During an interview with former FBI investigator Peter Strzok, MSNBC's Andrea Mitchell noted that special counsel Robert Mueller didn't find any "collusion" between President Donald Trump and Russia in the 2016 election. That isn't entirely true, Strzok corrected her.


It's a common mistake the media is making as the election nears and Trump is desperately trying to rewrite the story on Russia hacking the election then and now, he explained.

"Andrea the Mueller investigation said they were unable to bring -- to a legal standard -- to bring criminal charges that something had occurred but they point throughout the report to a variety of deep counterintelligence concerns when you add that to the recent bipartisan Senate Intelligence Committee report, almost a thousand pages from a Republican Senate committee laying out all these concerns, the data is too great to ignore," said Strzok. "So yes, I believe that the president is compromised by the Russians and I think that takes a lot of forms. I think it comes through financial entanglements that he is fighting to become known, that the Russians known about and can hold over him. I also think it also comes from the way they can play to his ego, his strange fascination with dictators around the world."

Strzok went on to say that one of his greatest concerns with Attorney General Bill Barr's new "investigate the investigators" case led by U.S. Attorney John Durham, is that Durham's long-time aide, Nora Dannehy, resigned after she was privately telling colleagues the investigation was being rushed ahead of the 2020 election.

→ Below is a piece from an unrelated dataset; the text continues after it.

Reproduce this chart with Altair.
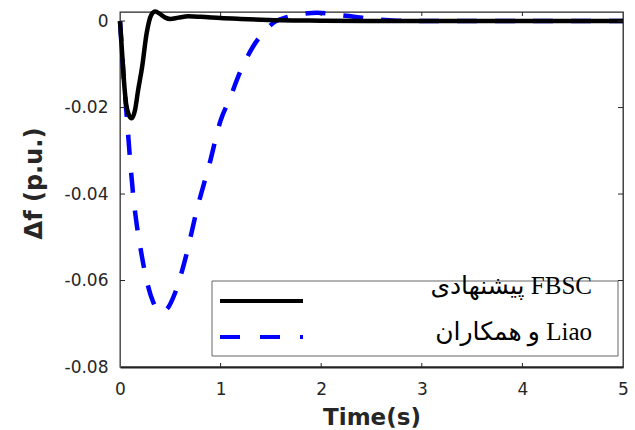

"Colleagues said Dannehy is not a supporter of President Trump and has been concerned in recent weeks by what she believed was pressure from Barr, who appointed Durham, to produce results before the election," the Hartford Courant reported "They said she has been considering resigning for weeks, conflicted by loyalty to Durham and concern about politics."

"That gives me a lot of concern that something is coming that is not based on fact or objective investigation but rather something designed to be political in nature and if it's bad enough that this career attorney who has just nothing but a laudable service record feels compelled to resign, that gives me a lot of concern," he closed.